Mr. McCullough, discussing his book on Americans in Paris, made an observation that there were no schools are architecture or art in the United States during the 19th century. I wanted to provide a clarification on this point.
There were several art schools of substance already established during this period in the United States. The first art school founded in the country, the Pennsylvania Academy of the Fine Arts, officially dates from its charter in 1805, although the efforts to establish the school began in the 1790s.
The Academy sold its original buildings on Chestnut street in the latter half of the 19th century and moved to the in the Furness Building, several blocks up from city hall on Broad Street, where it remains to this day.
Many academy students, such as Thomas Eakins and Mary Cassett, did continue their studies in Paris, but their education began at the Academy. Eakins returned to teach at the institution and served as its director of the schools until his resignation over the use of nude male models in the women's drawing classes. The country may have been a bit provincial, but it was not devoid of reputable art schools even in its early decades.
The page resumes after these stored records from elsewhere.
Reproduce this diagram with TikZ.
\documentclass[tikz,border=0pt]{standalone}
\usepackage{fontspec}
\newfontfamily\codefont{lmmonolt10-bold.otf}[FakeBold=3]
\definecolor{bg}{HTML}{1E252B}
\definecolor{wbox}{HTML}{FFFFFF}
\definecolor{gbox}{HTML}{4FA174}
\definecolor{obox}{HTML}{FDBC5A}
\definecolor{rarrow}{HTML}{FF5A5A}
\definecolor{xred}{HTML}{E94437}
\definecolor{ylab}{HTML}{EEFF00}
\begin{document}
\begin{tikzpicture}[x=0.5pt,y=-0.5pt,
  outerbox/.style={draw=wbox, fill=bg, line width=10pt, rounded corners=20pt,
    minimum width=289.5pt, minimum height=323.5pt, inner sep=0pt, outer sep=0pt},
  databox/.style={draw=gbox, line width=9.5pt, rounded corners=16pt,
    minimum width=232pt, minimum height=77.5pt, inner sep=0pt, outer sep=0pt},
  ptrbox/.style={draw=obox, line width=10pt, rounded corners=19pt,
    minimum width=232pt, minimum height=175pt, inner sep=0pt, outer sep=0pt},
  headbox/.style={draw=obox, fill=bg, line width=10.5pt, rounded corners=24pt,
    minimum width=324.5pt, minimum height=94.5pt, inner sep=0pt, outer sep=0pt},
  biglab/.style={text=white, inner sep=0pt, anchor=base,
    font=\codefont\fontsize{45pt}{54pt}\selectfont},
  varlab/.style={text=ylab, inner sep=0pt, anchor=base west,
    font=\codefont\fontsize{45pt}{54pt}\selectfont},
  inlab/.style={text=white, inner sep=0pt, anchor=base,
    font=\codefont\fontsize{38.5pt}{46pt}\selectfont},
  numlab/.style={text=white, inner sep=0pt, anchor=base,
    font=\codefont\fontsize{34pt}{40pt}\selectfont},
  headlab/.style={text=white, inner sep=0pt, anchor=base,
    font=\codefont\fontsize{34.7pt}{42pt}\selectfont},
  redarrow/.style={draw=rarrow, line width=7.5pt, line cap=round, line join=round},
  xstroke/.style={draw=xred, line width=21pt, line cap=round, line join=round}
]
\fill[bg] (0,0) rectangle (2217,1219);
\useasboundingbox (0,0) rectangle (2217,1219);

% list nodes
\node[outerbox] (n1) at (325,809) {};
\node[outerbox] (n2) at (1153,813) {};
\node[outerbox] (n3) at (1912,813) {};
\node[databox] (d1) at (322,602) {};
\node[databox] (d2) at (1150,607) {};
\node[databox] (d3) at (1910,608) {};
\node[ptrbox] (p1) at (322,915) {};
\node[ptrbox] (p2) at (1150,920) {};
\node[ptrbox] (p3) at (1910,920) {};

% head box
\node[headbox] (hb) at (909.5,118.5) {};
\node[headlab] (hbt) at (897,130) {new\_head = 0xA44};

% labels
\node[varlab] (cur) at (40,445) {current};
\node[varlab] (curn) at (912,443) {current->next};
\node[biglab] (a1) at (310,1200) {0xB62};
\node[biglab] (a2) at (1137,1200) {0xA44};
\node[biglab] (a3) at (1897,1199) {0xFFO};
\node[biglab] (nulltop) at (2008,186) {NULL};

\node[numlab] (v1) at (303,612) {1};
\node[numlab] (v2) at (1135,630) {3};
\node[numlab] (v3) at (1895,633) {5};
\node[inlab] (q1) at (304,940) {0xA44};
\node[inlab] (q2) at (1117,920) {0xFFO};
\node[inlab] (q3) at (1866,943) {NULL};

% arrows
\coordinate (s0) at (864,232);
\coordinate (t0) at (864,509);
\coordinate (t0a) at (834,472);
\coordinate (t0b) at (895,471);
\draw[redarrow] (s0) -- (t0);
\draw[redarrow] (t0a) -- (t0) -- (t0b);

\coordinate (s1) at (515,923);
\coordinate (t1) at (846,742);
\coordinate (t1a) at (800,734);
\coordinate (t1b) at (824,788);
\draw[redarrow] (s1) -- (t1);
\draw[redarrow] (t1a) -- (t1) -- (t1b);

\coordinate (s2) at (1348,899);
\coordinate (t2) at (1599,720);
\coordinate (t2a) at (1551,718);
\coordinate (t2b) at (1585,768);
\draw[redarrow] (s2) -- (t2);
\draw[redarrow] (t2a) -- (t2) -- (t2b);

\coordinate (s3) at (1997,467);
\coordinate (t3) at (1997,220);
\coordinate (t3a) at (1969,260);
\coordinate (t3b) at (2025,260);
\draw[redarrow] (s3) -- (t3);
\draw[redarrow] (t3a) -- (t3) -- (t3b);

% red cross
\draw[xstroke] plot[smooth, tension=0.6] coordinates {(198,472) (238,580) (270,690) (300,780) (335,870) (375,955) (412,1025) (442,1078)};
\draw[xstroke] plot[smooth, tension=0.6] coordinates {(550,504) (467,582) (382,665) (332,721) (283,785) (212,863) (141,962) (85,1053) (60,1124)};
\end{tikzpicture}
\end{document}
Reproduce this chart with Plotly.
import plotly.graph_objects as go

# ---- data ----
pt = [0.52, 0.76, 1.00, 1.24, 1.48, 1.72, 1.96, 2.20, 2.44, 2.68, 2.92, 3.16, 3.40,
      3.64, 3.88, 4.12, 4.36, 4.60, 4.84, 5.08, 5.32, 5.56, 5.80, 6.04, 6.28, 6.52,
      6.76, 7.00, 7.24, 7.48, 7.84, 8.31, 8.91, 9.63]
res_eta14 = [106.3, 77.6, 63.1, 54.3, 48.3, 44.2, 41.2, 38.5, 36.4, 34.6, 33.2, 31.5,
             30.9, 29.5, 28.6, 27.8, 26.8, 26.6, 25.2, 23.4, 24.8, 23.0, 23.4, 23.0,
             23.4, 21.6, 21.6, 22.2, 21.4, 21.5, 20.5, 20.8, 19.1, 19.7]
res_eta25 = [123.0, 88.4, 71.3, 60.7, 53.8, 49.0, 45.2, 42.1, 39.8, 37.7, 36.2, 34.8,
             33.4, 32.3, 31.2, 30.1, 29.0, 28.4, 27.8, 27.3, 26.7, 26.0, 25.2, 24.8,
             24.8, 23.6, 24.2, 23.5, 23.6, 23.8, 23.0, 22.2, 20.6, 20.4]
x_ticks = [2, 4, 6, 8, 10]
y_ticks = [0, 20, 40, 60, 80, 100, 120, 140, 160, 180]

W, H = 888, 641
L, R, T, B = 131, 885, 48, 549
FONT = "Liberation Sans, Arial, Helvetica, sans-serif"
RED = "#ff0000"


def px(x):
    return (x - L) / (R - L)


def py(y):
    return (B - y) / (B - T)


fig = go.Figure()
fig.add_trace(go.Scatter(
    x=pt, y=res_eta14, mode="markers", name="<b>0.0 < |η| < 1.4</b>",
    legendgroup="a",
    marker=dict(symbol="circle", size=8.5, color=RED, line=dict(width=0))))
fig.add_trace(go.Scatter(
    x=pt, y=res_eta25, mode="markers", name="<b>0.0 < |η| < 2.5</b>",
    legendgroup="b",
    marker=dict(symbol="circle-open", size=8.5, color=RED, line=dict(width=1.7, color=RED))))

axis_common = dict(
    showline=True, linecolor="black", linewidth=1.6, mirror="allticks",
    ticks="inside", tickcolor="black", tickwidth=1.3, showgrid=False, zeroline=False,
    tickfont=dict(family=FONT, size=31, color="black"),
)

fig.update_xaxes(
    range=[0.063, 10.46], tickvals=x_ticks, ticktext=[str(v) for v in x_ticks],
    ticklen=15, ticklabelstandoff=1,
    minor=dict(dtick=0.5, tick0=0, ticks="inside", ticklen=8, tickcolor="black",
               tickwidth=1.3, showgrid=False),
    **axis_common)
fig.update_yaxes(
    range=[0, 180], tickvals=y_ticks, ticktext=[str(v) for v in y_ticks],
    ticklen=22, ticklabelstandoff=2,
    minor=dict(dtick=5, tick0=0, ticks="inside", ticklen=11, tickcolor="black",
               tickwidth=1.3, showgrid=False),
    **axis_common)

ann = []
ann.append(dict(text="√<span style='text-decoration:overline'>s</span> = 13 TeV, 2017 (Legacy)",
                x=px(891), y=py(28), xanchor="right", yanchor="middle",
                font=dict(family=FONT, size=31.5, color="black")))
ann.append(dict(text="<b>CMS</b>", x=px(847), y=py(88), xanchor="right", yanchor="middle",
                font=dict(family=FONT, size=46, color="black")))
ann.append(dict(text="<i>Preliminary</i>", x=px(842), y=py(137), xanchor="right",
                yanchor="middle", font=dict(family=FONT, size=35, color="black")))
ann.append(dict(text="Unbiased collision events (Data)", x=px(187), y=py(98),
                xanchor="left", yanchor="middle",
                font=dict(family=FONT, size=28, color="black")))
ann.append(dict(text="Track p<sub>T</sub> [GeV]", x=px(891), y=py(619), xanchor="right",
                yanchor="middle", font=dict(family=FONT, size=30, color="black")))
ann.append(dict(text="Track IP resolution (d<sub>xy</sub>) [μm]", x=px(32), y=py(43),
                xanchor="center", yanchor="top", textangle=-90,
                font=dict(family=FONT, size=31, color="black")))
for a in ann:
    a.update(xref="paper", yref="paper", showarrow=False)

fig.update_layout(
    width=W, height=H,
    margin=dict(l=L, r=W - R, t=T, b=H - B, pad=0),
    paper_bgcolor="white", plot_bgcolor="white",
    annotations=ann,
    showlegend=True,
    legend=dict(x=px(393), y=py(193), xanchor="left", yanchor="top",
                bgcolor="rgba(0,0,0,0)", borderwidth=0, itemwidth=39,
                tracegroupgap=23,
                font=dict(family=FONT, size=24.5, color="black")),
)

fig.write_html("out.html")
I look forward to reading Mr. McCullogh's book. I've been researching the life of my g-g-grandfather, Stephen A. Schoff, who travelled at the age of 21 to Paris from Boston in 1839 where he studied in the atellier of the painter Paul Delaroche. Mr. Schoff went on to become a well respected engraver whose portaits included Longfellow, Emerson, Hawthorne, and Whitman, as well as vignettes engraved for the Bureau of Engraving and Printing. While in Paris Schoff cemented relationships with Asher B. Durand, Benjamin Champney and John F. Kensett. He experienced his first operas there and was amazed at the way the Perisians enjoyed Sundays as a day of pleasure. While I'm quite certain that my ancestor isn't mentioned in "The Greater Journey", it will be enlightening to get the flavor of what he experienced so many years ago.